- EXERCISE AIM:
All of the data that follows should be retyped exactly, please, except the pictures.
# start of DATASET EXCERPT
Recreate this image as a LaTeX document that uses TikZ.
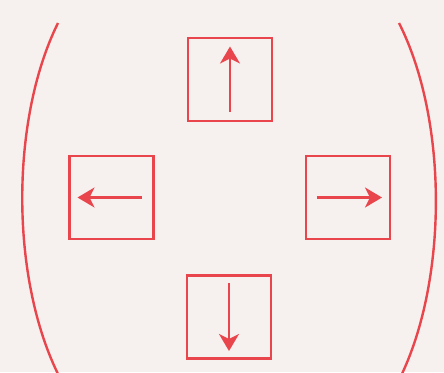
\documentclass[tikz,border=0pt]{standalone}
\usetikzlibrary{arrows.meta}
\definecolor{pen}{HTML}{E8464C}
\definecolor{paper}{HTML}{F6F0EF}
\begin{document}
\begin{tikzpicture}[x=1pt,y=-1pt,
  keybox/.style={draw=pen,line width=2.5pt,minimum width=84pt,minimum height=83pt,inner sep=0pt},
  arr/.style={draw=pen,line width=2.3pt,-{Stealth[length=17pt,width=20pt,inset=5pt]}},
  paren/.style={draw=pen,line width=2.4pt}]
\fill[paper] (0,0) rectangle (444,372);
\useasboundingbox (0,0) rectangle (444,372);
\begin{scope}
\clip (0,0) rectangle (444,372);
\draw[paren] (58,23) .. controls (10,120) and (10,280) .. (60,378);
\draw[paren] (399,23) .. controls (448,120) and (448,280) .. (400,378);
\end{scope}
\node[keybox] (up) at (230,79.5) {};
\node[keybox] (lt) at (111.5,197.5) {};
\node[keybox] (rt) at (348,197.5) {};
\node[keybox] (dn) at (229,317) {};
\draw[arr] ([yshift=-32pt]up.center) -- ([yshift=33pt]up.center);
\draw[arr] ([xshift=30pt]lt.center) -- ([xshift=-34pt]lt.center);
\draw[arr] ([xshift=-31pt]rt.center) -- ([xshift=34pt]rt.center);
\draw[arr] ([yshift=34pt]dn.center) -- ([yshift=-34pt]dn.center);
\end{tikzpicture}
\end{document}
# end of DATASET EXCERPT
- THE RESPONSE:
Recreate this image as a LaTeX document that uses TikZ.
\documentclass[tikz,border=0pt]{standalone}
\usetikzlibrary{arrows.meta}
\definecolor{pen}{HTML}{E8464C}
\definecolor{paper}{HTML}{F6F0EF}
\begin{document}
\begin{tikzpicture}[x=1pt,y=-1pt,
  keybox/.style={draw=pen,line width=2.5pt,minimum width=84pt,minimum height=83pt,inner sep=0pt},
  arr/.style={draw=pen,line width=2.3pt,-{Stealth[length=17pt,width=20pt,inset=5pt]}},
  paren/.style={draw=pen,line width=2.4pt}]
\fill[paper] (0,0) rectangle (444,372);
\useasboundingbox (0,0) rectangle (444,372);
\begin{scope}
\clip (0,0) rectangle (444,372);
\draw[paren] (58,23) .. controls (10,120) and (10,280) .. (60,378);
\draw[paren] (399,23) .. controls (448,120) and (448,280) .. (400,378);
\end{scope}
\node[keybox] (up) at (230,79.5) {};
\node[keybox] (lt) at (111.5,197.5) {};
\node[keybox] (rt) at (348,197.5) {};
\node[keybox] (dn) at (229,317) {};
\draw[arr] ([yshift=-32pt]up.center) -- ([yshift=33pt]up.center);
\draw[arr] ([xshift=30pt]lt.center) -- ([xshift=-34pt]lt.center);
\draw[arr] ([xshift=-31pt]rt.center) -- ([xshift=34pt]rt.center);
\draw[arr] ([yshift=34pt]dn.center) -- ([yshift=-34pt]dn.center);
\end{tikzpicture}
\end{document}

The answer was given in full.